**EXERCISE TASK**: From the line with "Output the component" to the line with "const barTicks = [0, 100, 200, 300, 400, 500];", both included, repeat each line exactly and leave out the pictures.

**MATERIAL**:
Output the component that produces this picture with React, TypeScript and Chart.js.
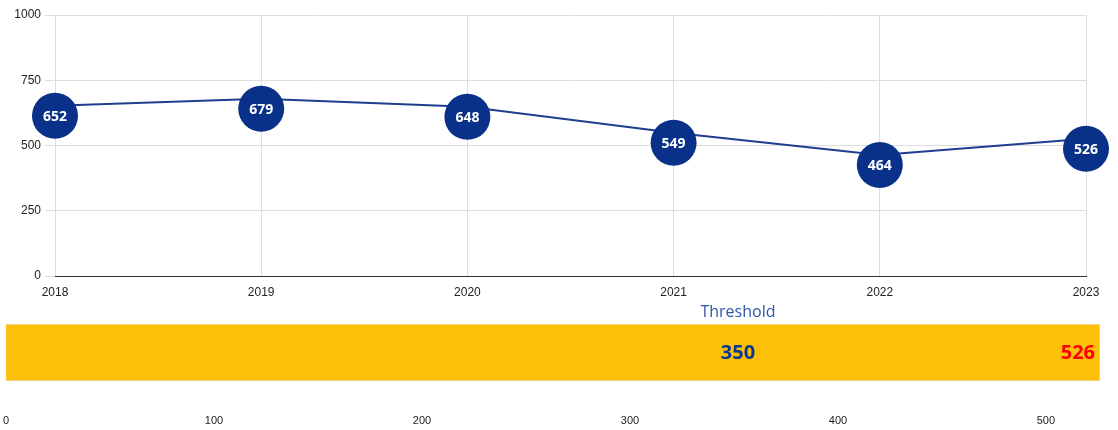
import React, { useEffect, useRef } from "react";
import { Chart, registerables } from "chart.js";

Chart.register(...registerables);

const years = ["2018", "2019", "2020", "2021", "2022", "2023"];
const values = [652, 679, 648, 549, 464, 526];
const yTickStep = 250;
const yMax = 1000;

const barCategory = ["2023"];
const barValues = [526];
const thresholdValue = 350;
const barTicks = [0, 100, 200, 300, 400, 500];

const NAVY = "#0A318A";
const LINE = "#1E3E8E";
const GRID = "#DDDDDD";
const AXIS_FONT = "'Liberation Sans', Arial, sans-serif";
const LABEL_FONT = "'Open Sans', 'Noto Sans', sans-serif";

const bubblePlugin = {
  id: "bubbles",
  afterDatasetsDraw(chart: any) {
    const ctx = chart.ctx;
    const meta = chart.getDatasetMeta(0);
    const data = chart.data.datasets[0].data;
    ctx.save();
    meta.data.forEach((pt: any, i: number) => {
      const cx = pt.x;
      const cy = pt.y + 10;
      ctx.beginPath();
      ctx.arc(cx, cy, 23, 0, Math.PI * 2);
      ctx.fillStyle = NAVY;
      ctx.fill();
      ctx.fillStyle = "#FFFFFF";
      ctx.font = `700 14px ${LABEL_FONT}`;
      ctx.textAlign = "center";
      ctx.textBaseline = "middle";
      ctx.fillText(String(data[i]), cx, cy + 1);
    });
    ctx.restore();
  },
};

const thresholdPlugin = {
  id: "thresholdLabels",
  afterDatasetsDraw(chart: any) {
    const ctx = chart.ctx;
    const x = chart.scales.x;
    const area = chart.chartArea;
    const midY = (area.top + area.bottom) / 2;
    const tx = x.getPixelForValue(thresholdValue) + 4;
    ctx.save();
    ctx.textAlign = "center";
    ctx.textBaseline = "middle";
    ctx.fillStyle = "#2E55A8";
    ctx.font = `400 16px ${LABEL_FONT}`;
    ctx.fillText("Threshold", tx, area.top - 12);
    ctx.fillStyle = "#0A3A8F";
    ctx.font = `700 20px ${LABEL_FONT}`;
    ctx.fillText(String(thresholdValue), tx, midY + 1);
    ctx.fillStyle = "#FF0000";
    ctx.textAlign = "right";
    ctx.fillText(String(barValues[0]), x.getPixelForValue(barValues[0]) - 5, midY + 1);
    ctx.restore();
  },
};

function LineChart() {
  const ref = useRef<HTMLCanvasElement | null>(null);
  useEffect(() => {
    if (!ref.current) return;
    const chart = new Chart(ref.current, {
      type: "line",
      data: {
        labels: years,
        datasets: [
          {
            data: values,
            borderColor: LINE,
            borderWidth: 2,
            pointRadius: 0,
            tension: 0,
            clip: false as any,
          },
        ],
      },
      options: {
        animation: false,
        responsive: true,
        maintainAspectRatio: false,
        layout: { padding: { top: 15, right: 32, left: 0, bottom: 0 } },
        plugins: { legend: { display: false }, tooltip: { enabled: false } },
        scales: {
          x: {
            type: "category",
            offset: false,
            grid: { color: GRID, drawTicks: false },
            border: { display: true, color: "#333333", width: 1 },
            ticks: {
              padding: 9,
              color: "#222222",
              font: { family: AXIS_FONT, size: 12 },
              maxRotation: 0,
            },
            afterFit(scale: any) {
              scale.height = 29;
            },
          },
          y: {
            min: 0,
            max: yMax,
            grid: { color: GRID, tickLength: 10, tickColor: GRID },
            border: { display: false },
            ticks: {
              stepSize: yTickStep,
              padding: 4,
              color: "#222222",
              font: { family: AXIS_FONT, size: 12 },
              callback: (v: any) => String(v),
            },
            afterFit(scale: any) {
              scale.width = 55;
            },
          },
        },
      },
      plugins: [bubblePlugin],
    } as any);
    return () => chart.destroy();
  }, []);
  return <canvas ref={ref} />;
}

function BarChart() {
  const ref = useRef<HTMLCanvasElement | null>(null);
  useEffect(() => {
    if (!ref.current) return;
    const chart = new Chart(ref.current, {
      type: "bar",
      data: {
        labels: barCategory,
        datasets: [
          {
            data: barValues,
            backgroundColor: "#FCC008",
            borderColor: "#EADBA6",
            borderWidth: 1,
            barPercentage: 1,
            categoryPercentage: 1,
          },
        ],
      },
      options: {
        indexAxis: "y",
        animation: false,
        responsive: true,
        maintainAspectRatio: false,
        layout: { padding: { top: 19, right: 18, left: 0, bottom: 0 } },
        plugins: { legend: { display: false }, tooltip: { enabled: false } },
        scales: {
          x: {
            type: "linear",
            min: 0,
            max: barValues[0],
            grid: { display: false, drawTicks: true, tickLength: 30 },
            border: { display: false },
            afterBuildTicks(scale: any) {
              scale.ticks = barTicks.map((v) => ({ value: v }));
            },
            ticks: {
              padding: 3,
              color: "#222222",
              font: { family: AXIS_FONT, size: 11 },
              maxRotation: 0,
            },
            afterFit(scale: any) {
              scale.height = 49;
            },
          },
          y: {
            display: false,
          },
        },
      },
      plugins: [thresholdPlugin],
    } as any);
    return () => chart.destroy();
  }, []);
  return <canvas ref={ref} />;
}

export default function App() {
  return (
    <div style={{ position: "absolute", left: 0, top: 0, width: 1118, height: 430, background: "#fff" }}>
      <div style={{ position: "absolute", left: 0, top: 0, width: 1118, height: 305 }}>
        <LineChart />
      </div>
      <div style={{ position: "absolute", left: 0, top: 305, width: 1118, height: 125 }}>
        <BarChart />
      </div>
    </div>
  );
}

---

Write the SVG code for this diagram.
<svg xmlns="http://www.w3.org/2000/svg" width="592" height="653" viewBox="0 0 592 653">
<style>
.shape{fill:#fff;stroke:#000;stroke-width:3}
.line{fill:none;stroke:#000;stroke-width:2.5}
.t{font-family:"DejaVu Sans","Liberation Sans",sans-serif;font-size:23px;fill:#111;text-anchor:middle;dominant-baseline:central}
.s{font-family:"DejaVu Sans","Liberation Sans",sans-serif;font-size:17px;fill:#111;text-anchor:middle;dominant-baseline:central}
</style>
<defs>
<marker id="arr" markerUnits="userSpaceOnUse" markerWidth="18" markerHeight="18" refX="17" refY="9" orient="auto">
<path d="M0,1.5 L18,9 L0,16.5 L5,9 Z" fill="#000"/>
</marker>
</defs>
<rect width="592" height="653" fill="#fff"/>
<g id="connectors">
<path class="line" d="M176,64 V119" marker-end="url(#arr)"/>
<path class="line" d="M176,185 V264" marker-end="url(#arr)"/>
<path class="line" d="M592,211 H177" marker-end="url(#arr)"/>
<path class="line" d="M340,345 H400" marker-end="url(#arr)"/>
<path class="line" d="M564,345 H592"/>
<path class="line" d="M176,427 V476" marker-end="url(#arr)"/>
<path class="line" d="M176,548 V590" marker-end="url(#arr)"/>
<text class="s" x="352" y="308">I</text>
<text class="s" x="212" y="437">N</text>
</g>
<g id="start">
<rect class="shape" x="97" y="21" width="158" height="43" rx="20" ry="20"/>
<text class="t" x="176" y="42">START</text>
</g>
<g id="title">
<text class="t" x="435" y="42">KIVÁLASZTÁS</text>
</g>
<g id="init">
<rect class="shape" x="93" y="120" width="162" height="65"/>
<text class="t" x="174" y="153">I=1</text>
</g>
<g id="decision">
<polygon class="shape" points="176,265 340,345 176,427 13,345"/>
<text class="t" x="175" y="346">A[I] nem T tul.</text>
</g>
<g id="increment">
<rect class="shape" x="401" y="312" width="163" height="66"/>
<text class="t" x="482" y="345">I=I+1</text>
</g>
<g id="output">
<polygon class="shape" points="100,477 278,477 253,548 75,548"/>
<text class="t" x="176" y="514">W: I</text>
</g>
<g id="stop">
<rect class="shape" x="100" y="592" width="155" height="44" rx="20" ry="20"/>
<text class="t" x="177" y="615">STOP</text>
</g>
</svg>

**EXERCISE OUTPUT**:
Output the component that produces this picture with React, TypeScript and Chart.js.
import React, { useEffect, useRef } from "react";
import { Chart, registerables } from "chart.js";

Chart.register(...registerables);

const years = ["2018", "2019", "2020", "2021", "2022", "2023"];
const values = [652, 679, 648, 549, 464, 526];
const yTickStep = 250;
const yMax = 1000;

const barCategory = ["2023"];
const barValues = [526];
const thresholdValue = 350;
const barTicks = [0, 100, 200, 300, 400, 500];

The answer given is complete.